- WHAT IS ASKED -
Repeat the material below exactly, with no pictures.

-.-.-

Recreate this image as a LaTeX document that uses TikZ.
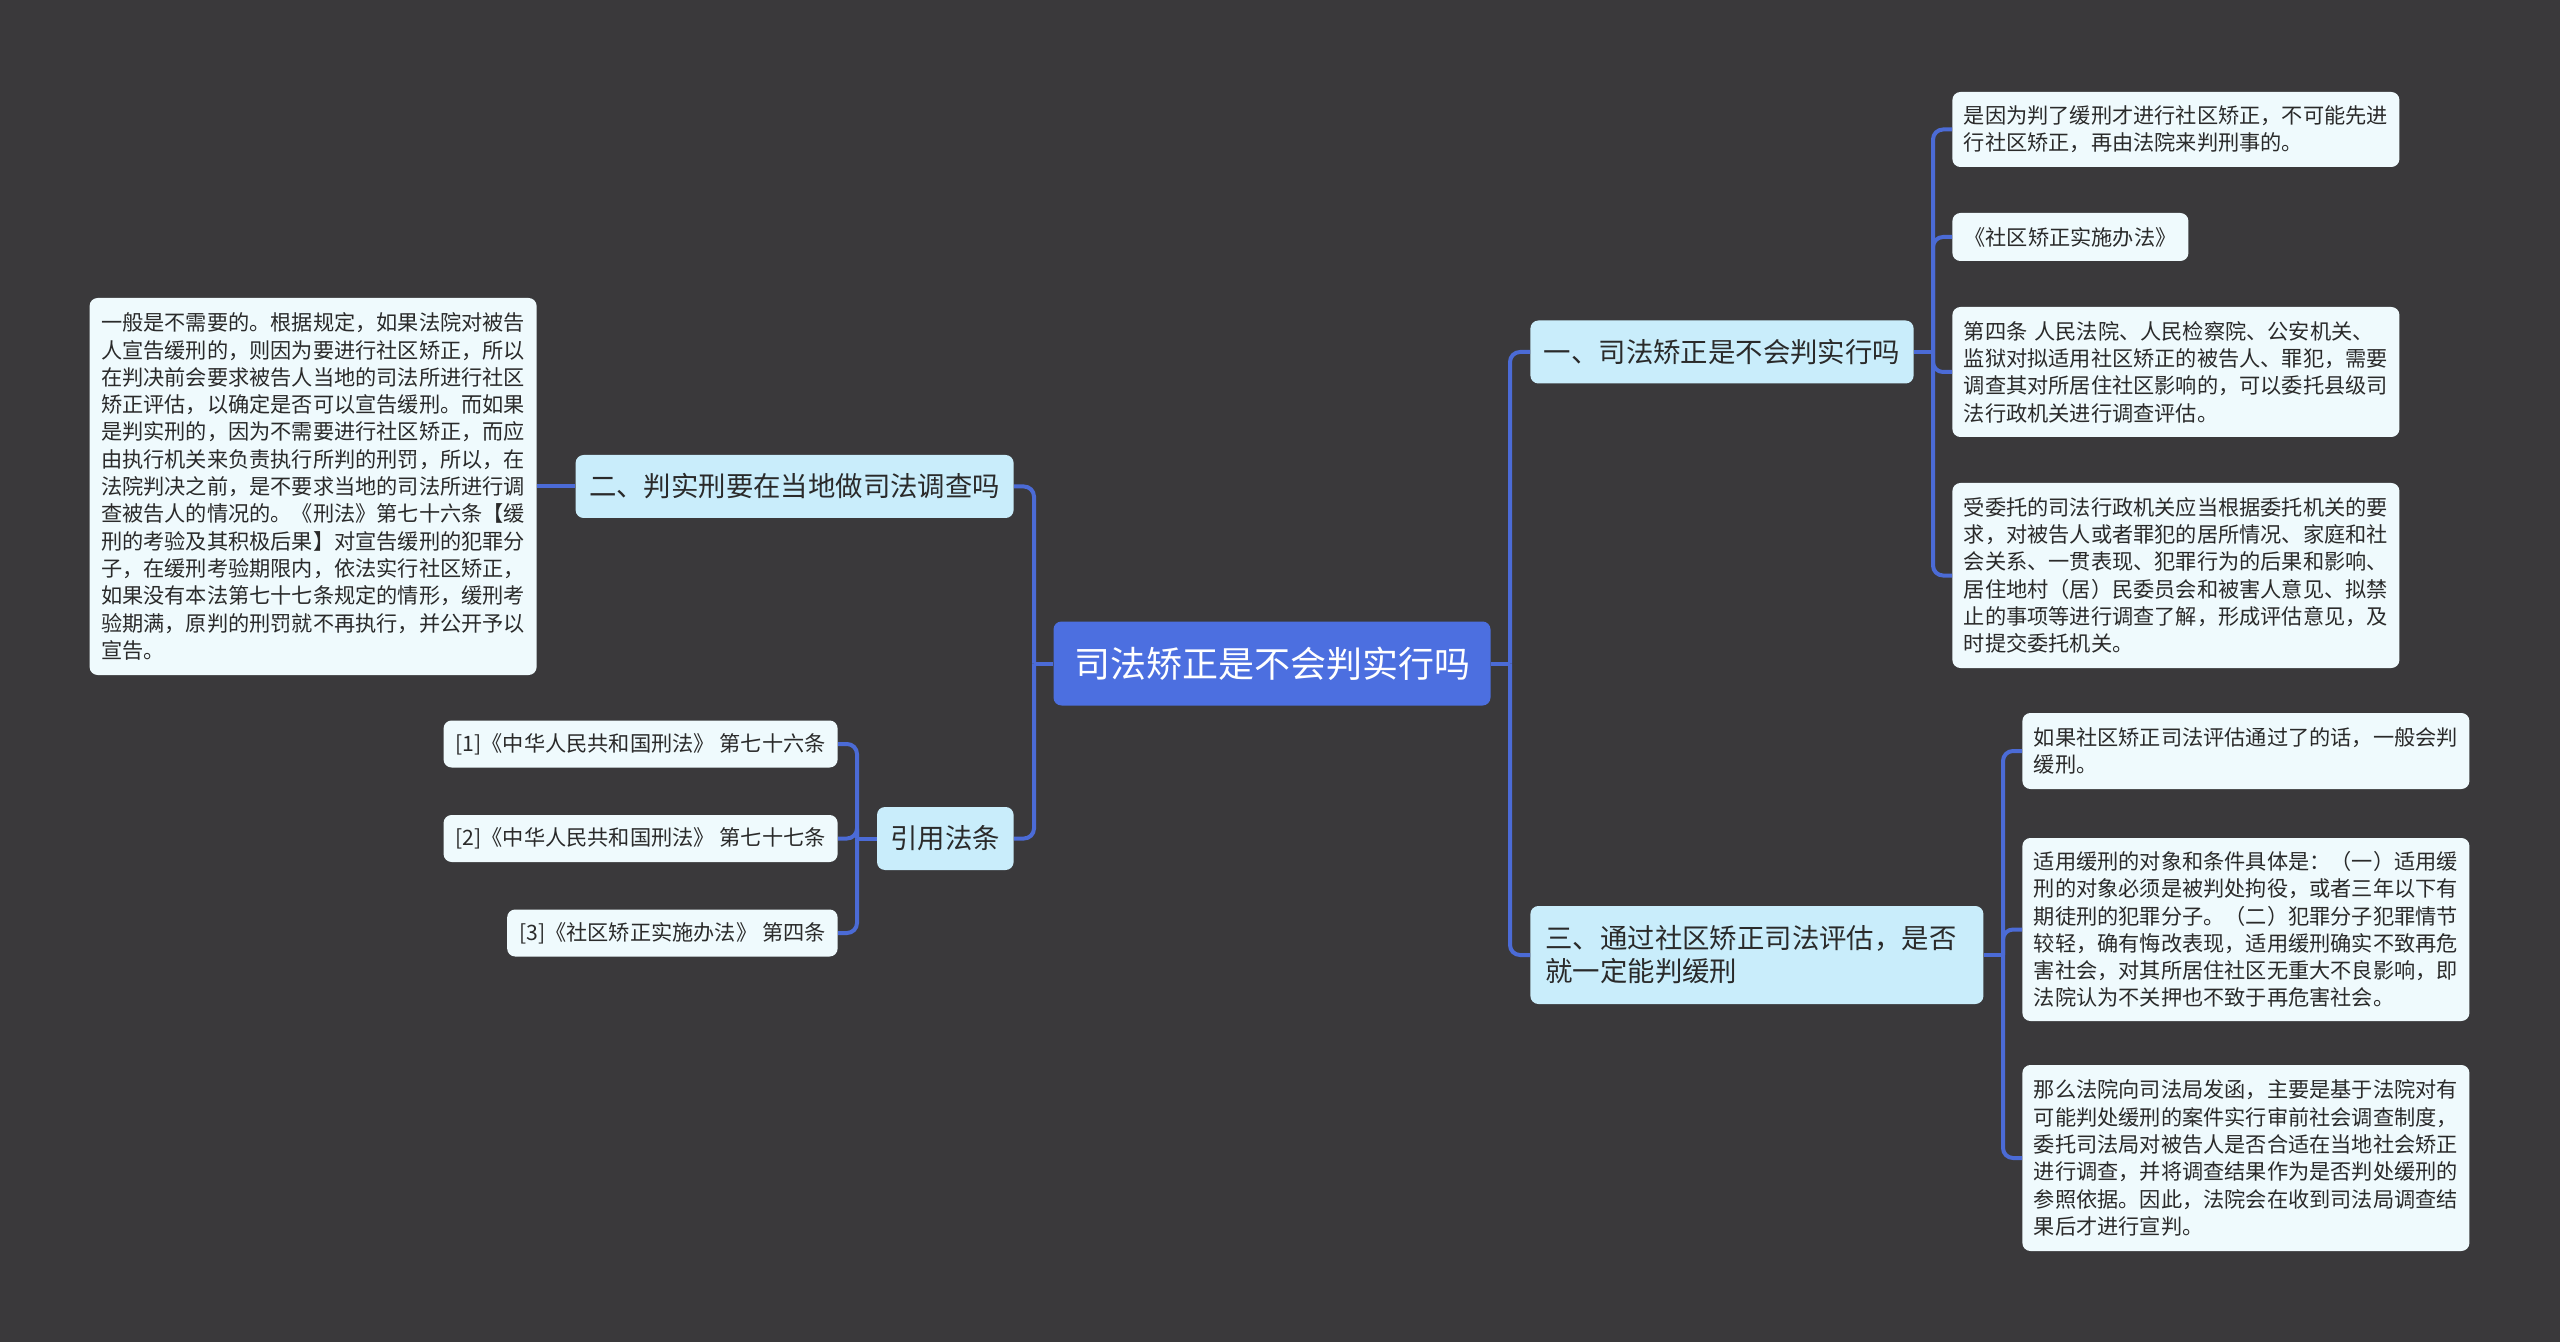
\documentclass[tikz,border=0pt]{standalone}
\usepackage{fontspec}
\setmainfont{Noto Sans CJK SC}
\definecolor{bgdark}{HTML}{3A393B}
\definecolor{rootblue}{HTML}{4C6FE0}
\definecolor{subcyan}{HTML}{C9EDFB}
\definecolor{notewhite}{HTML}{EFFAFD}
\definecolor{linkblue}{HTML}{4B6BD6}
\definecolor{ink}{HTML}{2A2A2A}
\tikzset{ %inner sep = 0pt,
  {main topic/.style} ={rounded corners=4pt, fill=rootblue, text=white,
                font=\fontsize{18}{21}\selectfont, inner sep=0pt,
                minimum width=218.5pt, minimum height=42pt},
  {sub topic/.style} ={rounded corners=4pt, fill=subcyan, text=ink,
                font=\fontsize{13.7}{16.5}\selectfont, inner xsep=6.75pt,
                inner ysep=0pt, minimum height=31.5pt},
  {note box/.style} ={rounded corners=4pt, fill=notewhite, text=ink,
                font=\fontsize{10.6}{13.65}\selectfont, text width=212pt,
                align=left, inner xsep=5.75pt, inner ysep=0pt},
  {cite box/.style} ={rounded corners=4pt, fill=notewhite, text=ink,
                font=\fontsize{10.6}{13.65}\selectfont, inner xsep=6pt,
                inner ysep=0pt, minimum height=23.5pt},
  {link line/.style} ={draw=linkblue, line width=2pt, rounded corners=5pt},
  >=latex,
 }

\begin{document}
\begin{tikzpicture}[x=0.5pt,y=-0.5pt]
\fill[bgdark] (0,0) rectangle (2560,1342);
\useasboundingbox (0,0) rectangle (2560,1342);

\node[main topic] (root) at (1272,663.5) {司法矫正是不会判实行吗};

% left side
\node[sub topic, anchor=east] (two) at (1014,486.5) {二、判实刑要在当地做司法调查吗};
\node[sub topic, anchor=east] (cite) at (1014,838.5) {引用法条};
\node[note box, anchor=east, minimum height=188.5pt] (twoa) at (537,486.5)
  {一般是不需要的。根据规定，如果法院对被告\\
   人宣告缓刑的，则因为要进行社区矫正，所以\\
   在判决前会要求被告人当地的司法所进行社区\\
   矫正评估，以确定是否可以宣告缓刑。而如果\\
   是判实刑的，因为不需要进行社区矫正，而应\\
   由执行机关来负责执行所判的刑罚，所以，在\\
   法院判决之前，是不要求当地的司法所进行调\\
   查被告人的情况的。《刑法》第七十六条【缓\\
   刑的考验及其积极后果】对宣告缓刑的犯罪分\\
   子，在缓刑考验期限内，依法实行社区矫正，\\
   如果没有本法第七十七条规定的情形，缓刑考\\
   验期满，原判的刑罚就不再执行，并公开予以\\
   宣告。};
\node[cite box, anchor=east] (cite1) at (838,744) {[1]《中华人民共和国刑法》 第七十六条};
\node[cite box, anchor=east] (cite2) at (838,838.5) {[2]《中华人民共和国刑法》 第七十七条};
\node[cite box, anchor=east] (cite3) at (838,933) {[3]《社区矫正实施办法》 第四条};

% right side
\node[sub topic, anchor=west] (one) at (1530,352) {一、司法矫正是不会判实行吗};
\node[sub topic, anchor=west, text width=211.5pt, align=left, inner xsep=7.5pt,
  minimum height=49pt] (three) at (1530,955)
  {三、通过社区矫正司法评估，是否\\就一定能判缓刑};

\node[note box, anchor=west, minimum height=37.5pt] (onea) at (1952,129.5)
  {是因为判了缓刑才进行社区矫正，不可能先进\\
   行社区矫正，再由法院来判刑事的。};
\node[cite box, anchor=west, minimum height=24pt] (oneb) at (1952,237)
  {《社区矫正实施办法》};
\node[note box, anchor=west, minimum height=65pt] (onec) at (1952,372)
  {第四条 人民法院、人民检察院、公安机关、\\
   监狱对拟适用社区矫正的被告人、罪犯，需要\\
   调查其对所居住社区影响的，可以委托县级司\\
   法行政机关进行调查评估。};
\node[note box, anchor=west, minimum height=92.5pt] (oned) at (1952,575.5)
  {受委托的司法行政机关应当根据委托机关的要\\
   求，对被告人或者罪犯的居所情况、家庭和社\\
   会关系、一贯表现、犯罪行为的后果和影响、\\
   居住地村（居）民委员会和被害人意见、拟禁\\
   止的事项等进行调查了解，形成评估意见，及\\
   时提交委托机关。};

\node[note box, anchor=west, minimum height=38pt] (threea) at (2022,751)
  {如果社区矫正司法评估通过了的话，一般会判\\
   缓刑。};
\node[note box, anchor=west, minimum height=91.5pt] (threeb) at (2022,929.5)
  {适用缓刑的对象和条件具体是：（一）适用缓\\
   刑的对象必须是被判处拘役，或者三年以下有\\
   期徒刑的犯罪分子。（二）犯罪分子犯罪情节\\
   较轻，确有悔改表现，适用缓刑确实不致再危\\
   害社会，对其所居住社区无重大不良影响，即\\
   法院认为不关押也不致于再危害社会。};
\node[note box, anchor=west, minimum height=93pt] (threec) at (2022,1158)
  {那么法院向司法局发函，主要是基于法院对有\\
   可能判处缓刑的案件实行审前社会调查制度，\\
   委托司法局对被告人是否合适在当地社会矫正\\
   进行调查，并将调查结果作为是否判处缓刑的\\
   参照依据。因此，法院会在收到司法局调查结\\
   果后才进行宣判。};

% junctions
\coordinate (jl) at (1034,663.5);
\coordinate (jr) at (1510,663.5);
\coordinate (jc) at (857,838.5);
\coordinate (j1) at (1933,352);
\coordinate (j3) at (2003,955);

\draw[link line] (root.west) -- (jl);
\draw[link line] (jl) |- (two.east);
\draw[link line] (jl) |- (cite.east);
\draw[link line] (two.west) -- (twoa.east);
\draw[link line] (cite.west) -- (jc);
\foreach \c in {cite1,cite2,cite3}
  \draw[link line] (jc) |- (\c.east);

\draw[link line] (root.east) -- (jr);
\draw[link line] (jr) |- (one.west);
\draw[link line] (jr) |- (three.west);
\draw[link line] (one.east) -- (j1);
\foreach \c in {onea,oneb,onec,oned}
  \draw[link line] (j1) |- (\c.west);
\draw[link line] (three.east) -- (j3);
\foreach \c in {threea,threeb,threec}
  \draw[link line] (j3) |- (\c.west);
\end{tikzpicture}
\end{document}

-.-.-

- EXERCISE OUTPUT -
Recreate this image as a LaTeX document that uses TikZ.
\documentclass[tikz,border=0pt]{standalone}
\usepackage{fontspec}
\setmainfont{Noto Sans CJK SC}
\definecolor{bgdark}{HTML}{3A393B}
\definecolor{rootblue}{HTML}{4C6FE0}
\definecolor{subcyan}{HTML}{C9EDFB}
\definecolor{notewhite}{HTML}{EFFAFD}
\definecolor{linkblue}{HTML}{4B6BD6}
\definecolor{ink}{HTML}{2A2A2A}
\tikzset{ %inner sep = 0pt,
  {main topic/.style} ={rounded corners=4pt, fill=rootblue, text=white,
                font=\fontsize{18}{21}\selectfont, inner sep=0pt,
                minimum width=218.5pt, minimum height=42pt},
  {sub topic/.style} ={rounded corners=4pt, fill=subcyan, text=ink,
                font=\fontsize{13.7}{16.5}\selectfont, inner xsep=6.75pt,
                inner ysep=0pt, minimum height=31.5pt},
  {note box/.style} ={rounded corners=4pt, fill=notewhite, text=ink,
                font=\fontsize{10.6}{13.65}\selectfont, text width=212pt,
                align=left, inner xsep=5.75pt, inner ysep=0pt},
  {cite box/.style} ={rounded corners=4pt, fill=notewhite, text=ink,
                font=\fontsize{10.6}{13.65}\selectfont, inner xsep=6pt,
                inner ysep=0pt, minimum height=23.5pt},
  {link line/.style} ={draw=linkblue, line width=2pt, rounded corners=5pt},
  >=latex,
 }

\begin{document}
\begin{tikzpicture}[x=0.5pt,y=-0.5pt]
\fill[bgdark] (0,0) rectangle (2560,1342);
\useasboundingbox (0,0) rectangle (2560,1342);

\node[main topic] (root) at (1272,663.5) {司法矫正是不会判实行吗};

% left side
\node[sub topic, anchor=east] (two) at (1014,486.5) {二、判实刑要在当地做司法调查吗};
\node[sub topic, anchor=east] (cite) at (1014,838.5) {引用法条};
\node[note box, anchor=east, minimum height=188.5pt] (twoa) at (537,486.5)
  {一般是不需要的。根据规定，如果法院对被告\\
   人宣告缓刑的，则因为要进行社区矫正，所以\\
   在判决前会要求被告人当地的司法所进行社区\\
   矫正评估，以确定是否可以宣告缓刑。而如果\\
   是判实刑的，因为不需要进行社区矫正，而应\\
   由执行机关来负责执行所判的刑罚，所以，在\\
   法院判决之前，是不要求当地的司法所进行调\\
   查被告人的情况的。《刑法》第七十六条【缓\\
   刑的考验及其积极后果】对宣告缓刑的犯罪分\\
   子，在缓刑考验期限内，依法实行社区矫正，\\
   如果没有本法第七十七条规定的情形，缓刑考\\
   验期满，原判的刑罚就不再执行，并公开予以\\
   宣告。};
\node[cite box, anchor=east] (cite1) at (838,744) {[1]《中华人民共和国刑法》 第七十六条};
\node[cite box, anchor=east] (cite2) at (838,838.5) {[2]《中华人民共和国刑法》 第七十七条};
\node[cite box, anchor=east] (cite3) at (838,933) {[3]《社区矫正实施办法》 第四条};

% right side
\node[sub topic, anchor=west] (one) at (1530,352) {一、司法矫正是不会判实行吗};
\node[sub topic, anchor=west, text width=211.5pt, align=left, inner xsep=7.5pt,
  minimum height=49pt] (three) at (1530,955)
  {三、通过社区矫正司法评估，是否\\就一定能判缓刑};

\node[note box, anchor=west, minimum height=37.5pt] (onea) at (1952,129.5)
  {是因为判了缓刑才进行社区矫正，不可能先进\\
   行社区矫正，再由法院来判刑事的。};
\node[cite box, anchor=west, minimum height=24pt] (oneb) at (1952,237)
  {《社区矫正实施办法》};
\node[note box, anchor=west, minimum height=65pt] (onec) at (1952,372)
  {第四条 人民法院、人民检察院、公安机关、\\
   监狱对拟适用社区矫正的被告人、罪犯，需要\\
   调查其对所居住社区影响的，可以委托县级司\\
   法行政机关进行调查评估。};
\node[note box, anchor=west, minimum height=92.5pt] (oned) at (1952,575.5)
  {受委托的司法行政机关应当根据委托机关的要\\
   求，对被告人或者罪犯的居所情况、家庭和社\\
   会关系、一贯表现、犯罪行为的后果和影响、\\
   居住地村（居）民委员会和被害人意见、拟禁\\
   止的事项等进行调查了解，形成评估意见，及\\
   时提交委托机关。};

\node[note box, anchor=west, minimum height=38pt] (threea) at (2022,751)
  {如果社区矫正司法评估通过了的话，一般会判\\
   缓刑。};
\node[note box, anchor=west, minimum height=91.5pt] (threeb) at (2022,929.5)
  {适用缓刑的对象和条件具体是：（一）适用缓\\
   刑的对象必须是被判处拘役，或者三年以下有\\
   期徒刑的犯罪分子。（二）犯罪分子犯罪情节\\
   较轻，确有悔改表现，适用缓刑确实不致再危\\
   害社会，对其所居住社区无重大不良影响，即\\
   法院认为不关押也不致于再危害社会。};
\node[note box, anchor=west, minimum height=93pt] (threec) at (2022,1158)
  {那么法院向司法局发函，主要是基于法院对有\\
   可能判处缓刑的案件实行审前社会调查制度，\\
   委托司法局对被告人是否合适在当地社会矫正\\
   进行调查，并将调查结果作为是否判处缓刑的\\
   参照依据。因此，法院会在收到司法局调查结\\
   果后才进行宣判。};

% junctions
\coordinate (jl) at (1034,663.5);
\coordinate (jr) at (1510,663.5);
\coordinate (jc) at (857,838.5);
\coordinate (j1) at (1933,352);
\coordinate (j3) at (2003,955);

\draw[link line] (root.west) -- (jl);
\draw[link line] (jl) |- (two.east);
\draw[link line] (jl) |- (cite.east);
\draw[link line] (two.west) -- (twoa.east);
\draw[link line] (cite.west) -- (jc);
\foreach \c in {cite1,cite2,cite3}
  \draw[link line] (jc) |- (\c.east);

\draw[link line] (root.east) -- (jr);
\draw[link line] (jr) |- (one.west);
\draw[link line] (jr) |- (three.west);
\draw[link line] (one.east) -- (j1);
\foreach \c in {onea,oneb,onec,oned}
  \draw[link line] (j1) |- (\c.west);
\draw[link line] (three.east) -- (j3);
\foreach \c in {threea,threeb,threec}
  \draw[link line] (j3) |- (\c.west);
\end{tikzpicture}
\end{document}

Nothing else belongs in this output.